Incredibly, MTSU was apparently not even close to the at-large conversation, as suggested with its No. 3 seed in the NIT. MTSU’s Conference USA counterpart Western Kentucky, which fell a bucket shy of beating Marshall to advance to the NCAA Tournament, was never discussed even in the general media banter about at-large possibilities. Yet, the Hilltoppers had a KenPom stronger than a handful of at-large invitees, and an RPI in the Top 40.

Oh, and Old Dominion, which finished the season with an overall record identical to MTSU, one game ahead of Western Kentucky in the Conference USA standings and two ahead of Marshall? The Monarchs didn’t receive an NIT bid, say nothing of the NCAA Tournament discussion.

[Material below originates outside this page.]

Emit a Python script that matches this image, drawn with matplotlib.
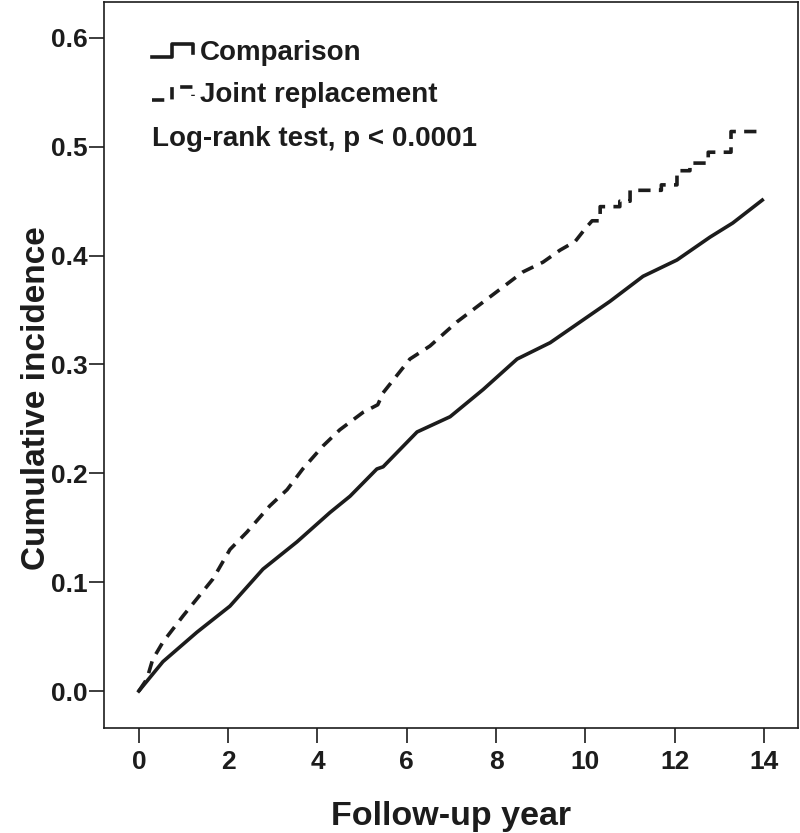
import numpy as np
import matplotlib
matplotlib.use("Agg")
import matplotlib.pyplot as plt
from matplotlib.lines import Line2D
from matplotlib.legend_handler import HandlerBase

plt.rcParams['font.family'] = ['Liberation Sans', 'DejaVu Sans']
plt.rcParams['font.weight'] = 'bold'

# ---- data ----
comp_x = [0, 0.54, 1.3, 2.04, 2.78, 3.54, 4.28, 4.73, 5.33, 5.47, 6.23, 6.97,
          7.71, 8.47, 9.21, 9.95, 10.55, 11.29, 12.05, 12.79, 13.3, 13.96]
comp_y = [0, 0.027, 0.054, 0.078, 0.112, 0.137, 0.164, 0.179, 0.204, 0.206,
          0.238, 0.252, 0.277, 0.305, 0.320, 0.341, 0.358, 0.381, 0.396,
          0.417, 0.430, 0.451]

joint_x = [0, 0.18, 0.31, 0.54, 0.99, 1.66, 2.04, 2.42, 2.93, 3.32, 3.67, 4.12,
           4.5, 5.02, 5.35, 5.47, 6.07, 6.52, 7.12, 7.86, 8.6, 9.05, 9.43,
           9.77, 10.0, 10.15, 10.33, 10.33, 10.77, 10.77, 11.0, 11.0, 11.7,
           11.7, 12.05, 12.05, 12.34, 12.34, 12.75, 12.75, 13.26, 13.26, 13.96]
joint_y = [0, 0.011, 0.029, 0.045, 0.069, 0.103, 0.130, 0.146, 0.170, 0.185,
           0.204, 0.225, 0.240, 0.256, 0.263, 0.274, 0.305, 0.317, 0.339,
           0.362, 0.385, 0.394, 0.405, 0.413, 0.425, 0.432, 0.432, 0.445,
           0.445, 0.450, 0.450, 0.460, 0.460, 0.465, 0.465, 0.478, 0.478,
           0.485, 0.485, 0.495, 0.495, 0.514, 0.514]

labels = ["Comparison", "Joint replacement"]
annotation = "Log-rank test, p < 0.0001"
xticks = [0, 2, 4, 6, 8, 10, 12, 14]
yticks = [0.0, 0.1, 0.2, 0.3, 0.4, 0.5, 0.6]

ink = '#1c1c1c'


class StepHandler(HandlerBase):
    def create_artists(self, legend, orig_handle, xdescent, ydescent,
                       width, height, fontsize, trans):
        fx = np.array([0.0, 0.44, 0.44, 0.92, 0.92])
        fy = np.array([0.15, 0.15, 0.8, 0.8, 0.35])
        line = Line2D(fx * width - xdescent, fy * height - ydescent)
        line.update_from(orig_handle)
        line.set_transform(trans)
        return [line]


fig = plt.figure(figsize=(8, 8.33), dpi=100)
ax = fig.add_axes([0.13, 0.126, 0.8675, 0.8716])

l1, = ax.plot(comp_x, comp_y, color=ink, lw=2.6, solid_joinstyle='round',
              label=labels[0])
l2, = ax.plot(joint_x, joint_y, color=ink, lw=2.6, linestyle=(0, (3.4, 2.3)),
              dash_capstyle='butt', label=labels[1])

ax.set_xlim(-0.78, 14.76)
ax.set_ylim(-0.034, 0.633)
ax.set_xticks(xticks)
ax.set_xticklabels([str(t) for t in xticks])
ax.set_yticks(yticks)
ax.set_yticklabels([f"{t:.1f}" for t in yticks])

for s in ax.spines.values():
    s.set_linewidth(1.2)
    s.set_color(ink)
ax.tick_params(axis='both', direction='out', length=10.5, width=1.2,
               colors=ink, labelsize=19)
ax.tick_params(axis='x', pad=5)
ax.tick_params(axis='y', pad=1)
for lab in ax.get_xticklabels() + ax.get_yticklabels():
    lab.set_fontweight('bold')

ax.set_xlabel("Follow-up year", fontsize=24.5, fontweight='bold', color=ink)
ax.set_ylabel("Cumulative incidence", fontsize=24, fontweight='bold', color=ink)
ax.xaxis.set_label_coords(0.5, -0.101)
ax.yaxis.set_label_coords(-0.075, 0.455)

leg = ax.legend(handles=[l1, l2], labels=labels,
                handler_map={Line2D: StepHandler()},
                loc='upper left', bbox_to_anchor=(0.069, 0.948),
                frameon=False, borderpad=0, borderaxespad=0,
                handlelength=1.62, handletextpad=0.12, labelspacing=0.6,
                prop={'size': 20, 'weight': 'bold'})
for t in leg.get_texts():
    t.set_color(ink)

ax.text(0.069, 0.802, annotation, transform=ax.transAxes, fontsize=20,
        fontweight='bold', color=ink, va='baseline', ha='left')

fig.savefig("out.png", dpi=100, facecolor='white')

“I don’t know if our conference gets the right amount either of exposure or respect, but it’s pretty tough conference, especially the top six, seven, eight teams,” Marshall head coach Dan D’Antoni opined at his media session Thursday, prior to the Thundering Herd’s first-ever NCAA Tournament win.

D’Antoni may not know if C-USA gets the right amount of respect, but I can confidently write that it absolutely does not.

There’s a certain irony to glean from Marshall beating Wichita State to advance. The Shockers left the Missouri Valley Conference last offseason for the American Athletic, a league with historically strong programs (Cincinnati and UConn), and a resurgent, former powerhouse in Houston. Certainly the move paid dividends: The Shockers earned a No. 4 seed as the nation’s No. 20 team in KenPom, while last year, they were seeded as a No. 10 despite an eighth-place ranking in KenPom metrics.

If ever there was a damning bit of anecdotal evidence against the selection committee’s apparent mid-major biases, there you have it.

The American finishes its First Round 2-1, with Wichita State as the lone loss. Meanwhile, the Shockers’ former Missouri Valley counterparts at Loyola Chicago completed a comeback and provided the Tournament’s first buzzer-beater on Saturday to advance past Miami.

The Ramblers’ win marked an incredible 10 straight First Round wins for the Missouri Valley. While Wichita State contributed to that streak a season ago, one of the most noteworthy mid-major snubs of 2017 had some thoughts that, frankly, more of us should echo:

Teams like Marshall and Loyola Chicago, MTSU and the Wichita State squads of years past, give the Tournament its magic. March needs more of them, not less.